Een triest beeld.
Zij die alreeds handenwrijvend hebben uitgekeken
naar het moment dat ze de door hen zelfbedachte
necrologie van ondergetekende konden gaan rondbazuinen,
komen weer bedrogen uit.
Hun moment is niet gekomen, de grafredes
kunnen de prullenbak in.
Deze van elke vorm van intellecten gespeende zielige troep
half-analfabeten druipt nu de wonden likkend af, en zullen zich weer op de heimelijke nocturne zumkotzendialogen moeten storten, de messen slijpend voor een volgende keer.
De echte waarheid, die hun blinde ogen nooit zullen zien
en ook niet door hun stompe oren kan worden waargenomen, blijft fier overeind.

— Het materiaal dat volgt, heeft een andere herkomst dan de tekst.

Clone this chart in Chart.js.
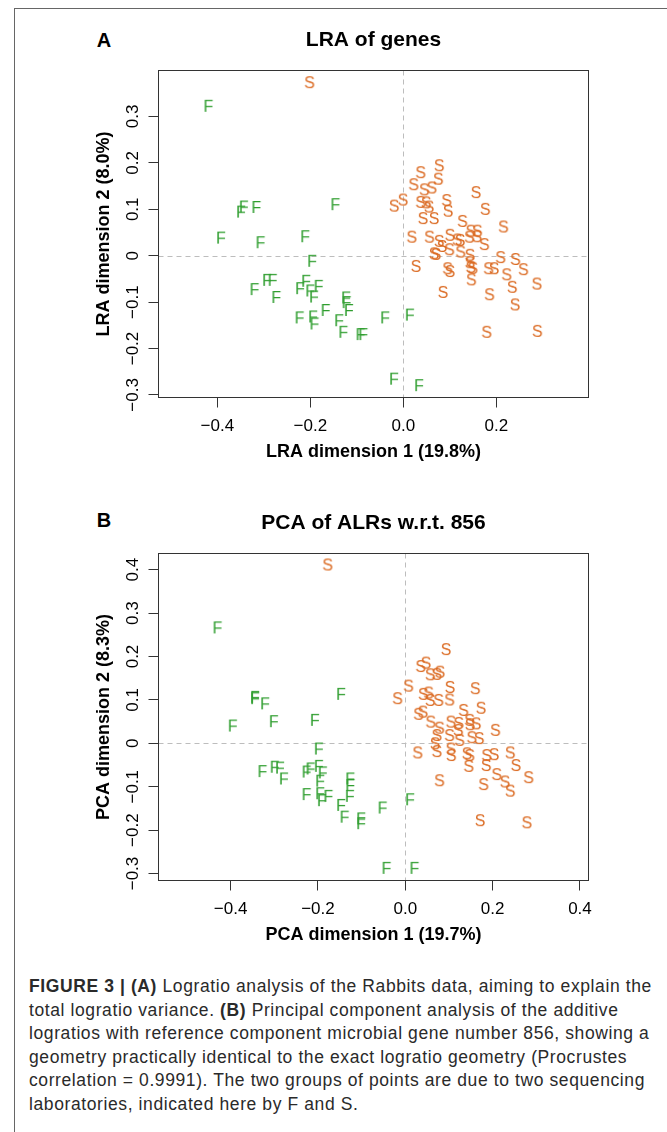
<!DOCTYPE html>
<html>
<head>
<meta charset="utf-8">
<title>Figure 3 - LRA and PCA of the Rabbits data</title>
<script src="https://cdn.jsdelivr.net/npm/chart.js@4.4.1/dist/chart.umd.min.js"></script>
<style>
  body { margin: 0; background: #fff; }
  #page { position: relative; width: 667px; height: 1132px; overflow: hidden; font-family: "Liberation Sans", Arial, sans-serif; }
  #frame { position: absolute; left: 14px; top: 8px; width: 800px; height: 1300px; border-left: 1px solid #666; border-top: 1px solid #666; }
  .panel { position: absolute; left: 0; }
  .tag { position: absolute; left: 104px; transform: translate(-50%, -50%); font-weight: bold; font-size: 20px; color: #000; }
  #caption { position: absolute; left: 29px; top: 975px; font-size: 17.5px; letter-spacing: 0.6px; line-height: 23.6px; color: #2a2a2a; white-space: nowrap; }
</style>
</head>
<body>
<div id="page">
  <div id="frame"></div>
  <div class="tag" style="top:40px">A</div>
  <div class="tag" style="top:520px">B</div>
  <canvas id="lra" class="panel" style="top:0" width="667" height="470"></canvas>
  <canvas id="pca" class="panel" style="top:483px" width="667" height="470"></canvas>
  <div id="caption">
    <b>FIGURE 3 | (A)</b> Logratio analysis of the Rabbits data, aiming to explain the<br>
    total logratio variance. <b>(B)</b> Principal component analysis of the additive<br>
    logratios with reference component microbial gene number 856, showing a<br>
    geometry practically identical to the exact logratio geometry (Procrustes<br>
    correlation = 0.9991). The two groups of points are due to two sequencing<br>
    laboratories, indicated here by F and S.
  </div>
</div>

<script>
// ---- data ----
// panel A: LRA of genes, lab F
const lraFx = [-0.419, -0.343, -0.349, -0.316, -0.146, -0.392, -0.307, -0.211, -0.196, -0.293, -0.281,
  -0.320, -0.273, -0.209, -0.222, -0.200, -0.182, -0.192, -0.123, -0.122, -0.117, -0.167, -0.223,
  -0.194, -0.191, -0.138, -0.129, -0.092, -0.086, -0.039, 0.014, -0.020, 0.034];
const lraFy = [0.323, 0.106, 0.095, 0.105, 0.111, 0.039, 0.029, 0.042, -0.011, -0.052, -0.052,
  -0.072, -0.089, -0.054, -0.070, -0.075, -0.065, -0.088, -0.090, -0.100, -0.117, -0.117, -0.133,
  -0.131, -0.146, -0.139, -0.164, -0.169, -0.169, -0.133, -0.127, -0.265, -0.279];
// panel A: lab S
const lraSx = [-0.202, 0.077, 0.037, 0.075, 0.022, 0.045, 0.061, 0.156, -0.020, -0.001, 0.037, 0.049,
  0.055, 0.093, 0.096, 0.176, 0.042, 0.066, 0.127, 0.215, 0.018, 0.056, 0.077, 0.100, 0.116, 0.122,
  0.145, 0.159, 0.142, 0.158, 0.174, 0.083, 0.066, 0.070, 0.099, 0.123, 0.143, 0.027, 0.095, 0.100,
  0.143, 0.145, 0.149, 0.209, 0.241, 0.258, 0.183, 0.195, 0.222, 0.146, 0.234, 0.287, 0.085, 0.185,
  0.240, 0.179, 0.288];
const lraSy = [0.374, 0.195, 0.180, 0.166, 0.154, 0.143, 0.147, 0.137, 0.108, 0.121, 0.116, 0.115,
  0.106, 0.120, 0.097, 0.101, 0.081, 0.081, 0.075, 0.063, 0.041, 0.041, 0.032, 0.045, 0.035, 0.034,
  0.054, 0.054, 0.041, 0.042, 0.025, 0.021, 0.005, 0.004, 0.014, 0.009, 0.002, -0.022, -0.027, -0.033,
  -0.014, -0.024, -0.026, -0.003, -0.007, -0.029, -0.027, -0.027, -0.040, -0.051, -0.067, -0.060, -0.078, -0.083,
  -0.105, -0.164, -0.162];

// panel B: PCA of ALRs, lab F
const pcaFx = [-0.430, -0.344, -0.344, -0.321, -0.147, -0.395, -0.301, -0.207, -0.198, -0.327, -0.299,
  -0.287, -0.278, -0.226, -0.217, -0.198, -0.189, -0.195, -0.126, -0.126, -0.127, -0.226, -0.195,
  -0.191, -0.176, -0.147, -0.139, -0.101, -0.101, -0.052, 0.011, -0.043, 0.021];
const pcaFy = [0.267, 0.107, 0.104, 0.092, 0.114, 0.041, 0.051, 0.054, -0.012, -0.064, -0.054,
  -0.056, -0.081, -0.065, -0.058, -0.052, -0.067, -0.086, -0.081, -0.096, -0.121, -0.117, -0.115,
  -0.131, -0.121, -0.142, -0.169, -0.173, -0.184, -0.148, -0.129, -0.287, -0.287];
// panel B: lab S
const pcaSx = [-0.178, 0.093, 0.035, 0.047, 0.057, 0.072, 0.079, 0.007, -0.018, 0.041, 0.053, 0.057,
  0.076, 0.102, 0.101, 0.160, 0.173, 0.030, 0.040, 0.058, 0.078, 0.104, 0.122, 0.133, 0.147, 0.148,
  0.162, 0.206, 0.072, 0.101, 0.121, 0.152, 0.169, 0.124, 0.068, 0.072, 0.104, 0.105, 0.028, 0.141,
  0.147, 0.145, 0.186, 0.203, 0.185, 0.240, 0.253, 0.209, 0.228, 0.240, 0.282, 0.078, 0.179, 0.171,
  0.278];
const pcaSy = [0.412, 0.217, 0.178, 0.186, 0.159, 0.160, 0.165, 0.133, 0.104, 0.114, 0.117, 0.100,
  0.100, 0.130, 0.101, 0.127, 0.082, 0.068, 0.073, 0.050, 0.036, 0.050, 0.047, 0.077, 0.054, 0.044,
  0.046, 0.031, 0.019, 0.019, 0.031, 0.014, 0.012, 0.008, 0.000, -0.018, -0.012, -0.027, -0.021, -0.023,
  -0.027, -0.052, -0.027, -0.025, -0.050, -0.021, -0.050, -0.071, -0.088, -0.109, -0.078, -0.085, -0.094, -0.177,
  -0.182];

// axis ticks
const lraXTicks = [-0.4, -0.2, 0, 0.2];
const lraXLabels = ['\u22120.4', '\u22120.2', '0.0', '0.2'];
const lraYTicks = [-0.3, -0.2, -0.1, 0, 0.1, 0.2, 0.3];
const lraYLabels = ['\u22120.3', '\u22120.2', '\u22120.1', '0', '0.1', '0.2', '0.3'];
const pcaXTicks = [-0.4, -0.2, 0, 0.2, 0.4];
const pcaXLabels = ['\u22120.4', '\u22120.2', '0.0', '0.2', '0.4'];
const pcaYTicks = [-0.3, -0.2, -0.1, 0, 0.1, 0.2, 0.3, 0.4];
const pcaYLabels = ['\u22120.3', '\u22120.2', '\u22120.1', '0', '0.1', '0.2', '0.3', '0.4'];

// axis limits (plot region of each panel)
const lraXRange = [-0.5265, 0.3983];
const lraYRange = [-0.3056, 0.3991];
const pcaXRange = [-0.5651, 0.4195];
const pcaYRange = [-0.3161, 0.4373];

const FONT = '"Liberation Sans", Arial, sans-serif';
const GREEN = '#2f9e2f';
const ORANGE = '#db6a22';

// letters used as plotting symbols
function letterSprite(ch, color) {
    const c = document.createElement('canvas');
    c.width = 16;
    c.height = 18;
    const g = c.getContext('2d');
    g.font = '16px ' + FONT;
    g.fillStyle = color;
    g.textAlign = 'center';
    g.textBaseline = 'alphabetic';
    g.fillText(ch, 8, 9 + 5.7);
    return c;
}

const zipPoints = (xs, ys) => xs.map((x, i) => ({ x: x, y: ys[i] }));

// dashed lines through the origin
const zeroLines = {
    id: 'zeroLines',
    beforeDatasetsDraw(chart) {
        const { ctx, chartArea: a, scales: { x, y } } = chart;
        const px = Math.round(x.getPixelForValue(0)) + 0.5;
        const py = Math.round(y.getPixelForValue(0)) + 0.5;
        ctx.save();
        ctx.strokeStyle = '#bdbdbd';
        ctx.lineWidth = 1;
        ctx.setLineDash([5, 4]);
        ctx.beginPath();
        ctx.moveTo(px, a.top);
        ctx.lineTo(px, a.bottom);
        ctx.moveTo(a.left, py);
        ctx.lineTo(a.right, py);
        ctx.stroke();
        ctx.restore();
    }
};

// box round the plot region, like R's box()
const plotBox = {
    id: 'plotBox',
    afterDraw(chart) {
        const { ctx, chartArea: a } = chart;
        ctx.save();
        ctx.strokeStyle = '#333';
        ctx.lineWidth = 1;
        ctx.strokeRect(a.left, a.top, a.right - a.left, a.bottom - a.top);
        ctx.restore();
    }
};

function makePanel(id, title, xTitle, yTitle, fPts, sPts, xRange, yRange, xTicks, xLabels, yTicks, yLabels) {
    const tickGrid = { drawOnChartArea: false, drawTicks: true, tickLength: 10, color: '#333', lineWidth: 1 };
    return new Chart(document.getElementById(id), {
        type: 'scatter',
        data: {
            datasets: [
                { label: 'F', data: fPts, pointStyle: letterSprite('F', GREEN), pointRadius: 6 },
                { label: 'S', data: sPts, pointStyle: letterSprite('S', ORANGE), pointRadius: 6 }
            ]
        },
        options: {
            responsive: false,
            animation: false,
            devicePixelRatio: 1,
            layout: { padding: { top: 0, left: 0, right: 78.5, bottom: 0 } },
            plugins: {
                legend: { display: false },
                tooltip: { enabled: false },
                title: {
                    display: true,
                    text: title,
                    fullSize: false,
                    color: '#000',
                    font: { family: FONT, size: 21, weight: 'bold' },
                    padding: { top: 27.4, bottom: 17.9 }
                }
            },
            scales: {
                x: {
                    type: 'linear',
                    min: xRange[0],
                    max: xRange[1],
                    border: { display: false },
                    grid: tickGrid,
                    afterBuildTicks: (s) => { s.ticks = xTicks.map((v) => ({ value: v })); },
                    afterFit: (s) => { s.height = 72.5; },
                    ticks: {
                        color: '#000',
                        padding: 9,
                        maxRotation: 0,
                        font: { family: FONT, size: 17 },
                        callback: (v, i) => xLabels[i]
                    },
                    title: {
                        display: true,
                        text: xTitle,
                        color: '#000',
                        font: { family: FONT, size: 18, weight: 'bold' },
                        padding: { top: 0, bottom: 7.2 }
                    }
                },
                y: {
                    type: 'linear',
                    min: yRange[0],
                    max: yRange[1],
                    border: { display: false },
                    grid: tickGrid,
                    afterBuildTicks: (s) => { s.ticks = yTicks.map((v) => ({ value: v })); },
                    afterFit: (s) => { s.width = 158.5; },
                    ticks: {
                        color: '#000',
                        padding: -1.5,
                        minRotation: 90,
                        maxRotation: 90,
                        crossAlign: 'center',
                        font: { family: FONT, size: 17 },
                        callback: (v, i) => yLabels[i]
                    },
                    title: {
                        display: true,
                        text: yTitle,
                        color: '#000',
                        font: { family: FONT, size: 18, weight: 'bold' },
                        padding: { top: 93.5, bottom: 0 }
                    }
                }
            }
        },
        plugins: [zeroLines, plotBox]
    });
}

makePanel('lra', 'LRA of genes', 'LRA dimension 1 (19.8%)', 'LRA dimension 2 (8.0%)',
    zipPoints(lraFx, lraFy), zipPoints(lraSx, lraSy), lraXRange, lraYRange,
    lraXTicks, lraXLabels, lraYTicks, lraYLabels);

makePanel('pca', 'PCA of ALRs w.r.t. 856', 'PCA dimension 1 (19.7%)', 'PCA dimension 2 (8.3%)',
    zipPoints(pcaFx, pcaFy), zipPoints(pcaSx, pcaSy), pcaXRange, pcaYRange,
    pcaXTicks, pcaXLabels, pcaYTicks, pcaYLabels);
</script>
</body>
</html>
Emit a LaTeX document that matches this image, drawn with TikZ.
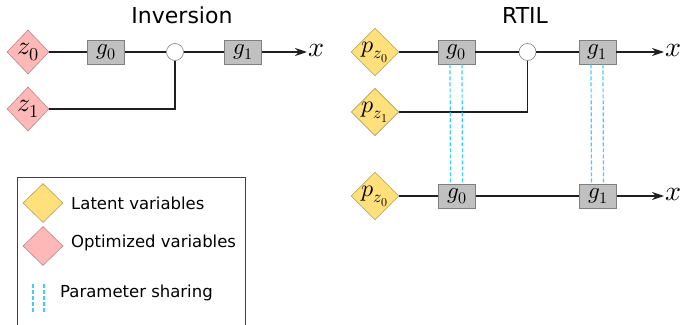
\documentclass[tikz,border=0pt]{standalone}
\usepackage{fontspec}
\usepackage{unicode-math}
\setmainfont{DejaVu Sans}
\setmathfont{Latin Modern Math}
\usetikzlibrary{shapes.geometric,arrows.meta,calc}

\definecolor{optfill}{HTML}{FFB8B8}
\definecolor{optdraw}{HTML}{B88A8A}
\definecolor{latfill}{HTML}{FFE07A}
\definecolor{latdraw}{HTML}{B0A060}
\definecolor{boxfill}{HTML}{C0C0C0}
\definecolor{boxdraw}{HTML}{808080}
\definecolor{sharecol}{HTML}{40CCFF}

\tikzset{
  var/.style={diamond, inner sep=0pt, minimum width=42pt, minimum height=44pt, line width=0.6pt},
  optvar/.style={var, fill=optfill, draw=optdraw},
  latvar/.style={var, fill=latfill, draw=latdraw},
  gen/.style={rectangle, fill=boxfill, draw=boxdraw, line width=0.8pt,
    minimum width=37pt, minimum height=24pt, inner sep=0pt,
    font=\fontsize{23}{23}\selectfont},
  merge/.style={circle, fill=white, draw=boxdraw, line width=0.6pt,
    minimum size=17pt, inner sep=0pt},
  wire/.style={draw=black!88, line width=1.5pt},
  outarrow/.style={wire, -{Stealth[length=12pt,width=8pt]}},
  outlabel/.style={inner sep=1pt, anchor=west, font=\fontsize{28}{28}\selectfont},
  share/.style={draw=sharecol, line width=1.2pt, dash pattern=on 4pt off 2pt},
  title/.style={font=\fontsize{22}{22}\selectfont},
  legtext/.style={anchor=west, inner sep=0pt, font=\fontsize{16.5}{16.5}\selectfont},
  difont/.style={font=\fontsize{26}{26}\selectfont},
  dpfont/.style={font=\fontsize{24}{24}\selectfont}
}

\begin{document}
\begin{tikzpicture}[x=1pt, y=-1pt]
\useasboundingbox (0,0) rectangle (680,324);

% ---------- Inversion ----------
\node[title] (tInv) at (182,15) {Inversion};
\node[optvar, difont] (z0) at (28,52) {$z_0$};
\node[optvar, difont] (z1) at (28,109) {$z_1$};
\node[gen] (ga0) at (106,52) {$g_0$};
\node[merge] (ca) at (175,52) {};
\node[gen] (ga1) at (243,52) {$g_1$};
\node[outlabel] (xa) at (307,50) {$x$};

\draw[wire] (z0) -- (ga0);
\draw[wire] (ga0) -- (ca);
\draw[wire] (ca) -- (ga1);
\draw[outarrow] (ga1) -- (ga1 -| xa.west);
\draw[wire] (z1) -| (ca);

% ---------- RTIL ----------
\node[title] (tRt) at (525,15) {RTIL};
\node[latvar, dpfont] (p0) at (375,52) {$p_{z_0}$};
\node[latvar, dpfont] (p1) at (375,112) {$p_{z_1}$};
\node[gen] (gb0) at (456.5,52) {$g_0$};
\node[merge] (cb) at (527.5,52) {};
\node[gen] (gb1) at (597.5,52) {$g_1$};
\node[outlabel] (xb) at (664,50) {$x$};

\draw[wire] (p0) -- (gb0);
\draw[wire] (gb0) -- (cb);
\draw[wire] (cb) -- (gb1);
\draw[outarrow] (gb1) -- (gb1 -| xb.west);
\draw[wire] (p1) -| (cb);

\node[latvar, dpfont] (p2) at (375,196) {$p_{z_0}$};
\node[gen] (gc0) at (457,196) {$g_0$};
\node[gen] (gc1) at (598,196) {$g_1$};
\node[outlabel] (xc) at (664,194) {$x$};

\draw[wire] (p2) -- (gc0);
\draw[wire] (gc0) -- (gc1);
\draw[outarrow] (gc1) -- (gc1 -| xc.west);

% shared parameters between the two generator chains
\draw[share] ([xshift=-6.5pt]gb0.south) -- ([xshift=-6.5pt]gc0.north);
\draw[share] ([xshift=5.5pt]gb0.south) -- ([xshift=5.5pt]gc0.north);
\draw[share] ([xshift=-6.5pt]gb1.south) -- ([xshift=-6.5pt]gc1.north);
\draw[share] ([xshift=5.5pt]gb1.south) -- ([xshift=5.5pt]gc1.north);

% ---------- Legend ----------
\draw[draw=black!75, line width=0.8pt] (17,177.5) rectangle (245,330);
\node[latvar, minimum width=40pt, minimum height=39pt] (legLat) at (43,203) {};
\node[legtext] (legLatT) at (71,203) {Latent variables};
\node[optvar, minimum width=40pt, minimum height=39pt] (legOpt) at (43,246) {};
\node[legtext] (legOptT) at (71,243) {Optimized variables};
\coordinate (s1a) at (33,284);
\coordinate (s1b) at (33,312);
\coordinate (s2a) at (44,284);
\coordinate (s2b) at (44,312);
\draw[share] (s1a) -- (s1b);
\draw[share] (s2a) -- (s2b);
\node[legtext] (legShT) at (60,293) {Parameter sharing};
\end{tikzpicture}
\end{document}
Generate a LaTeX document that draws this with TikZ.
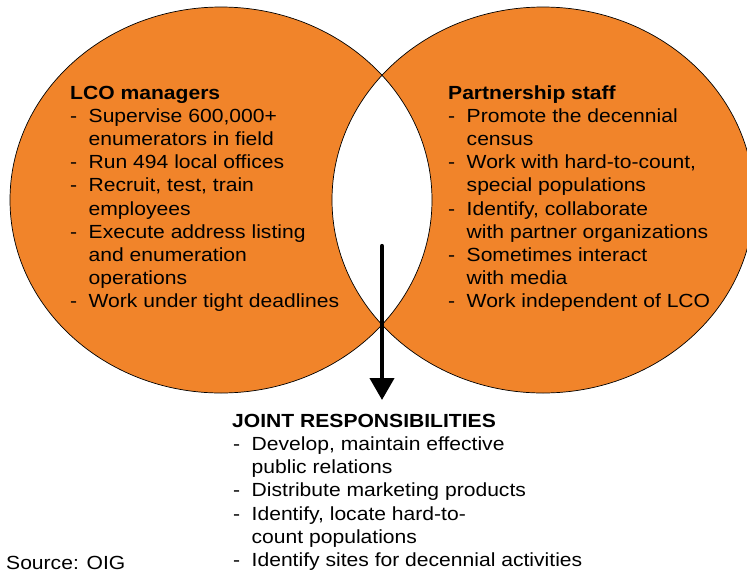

Het kappen en draaien ten spijt,
schijnbewegingen, leugens en lasterpraatjes,
niets heeft echt geholpen, integendeel,
de geleden eigen schade is groot, het gezichtsverlies is enorm.
De verwijten die ze rondslingerden, maar
door hen zelf begaan, liggen nu als losse brokstukken op de grond in de verlaten arena, samen met de resten van kapotgesmeten vriendschappen.
Een triest beeld, wat nog lang op mijn netvlies gegrift zal staan.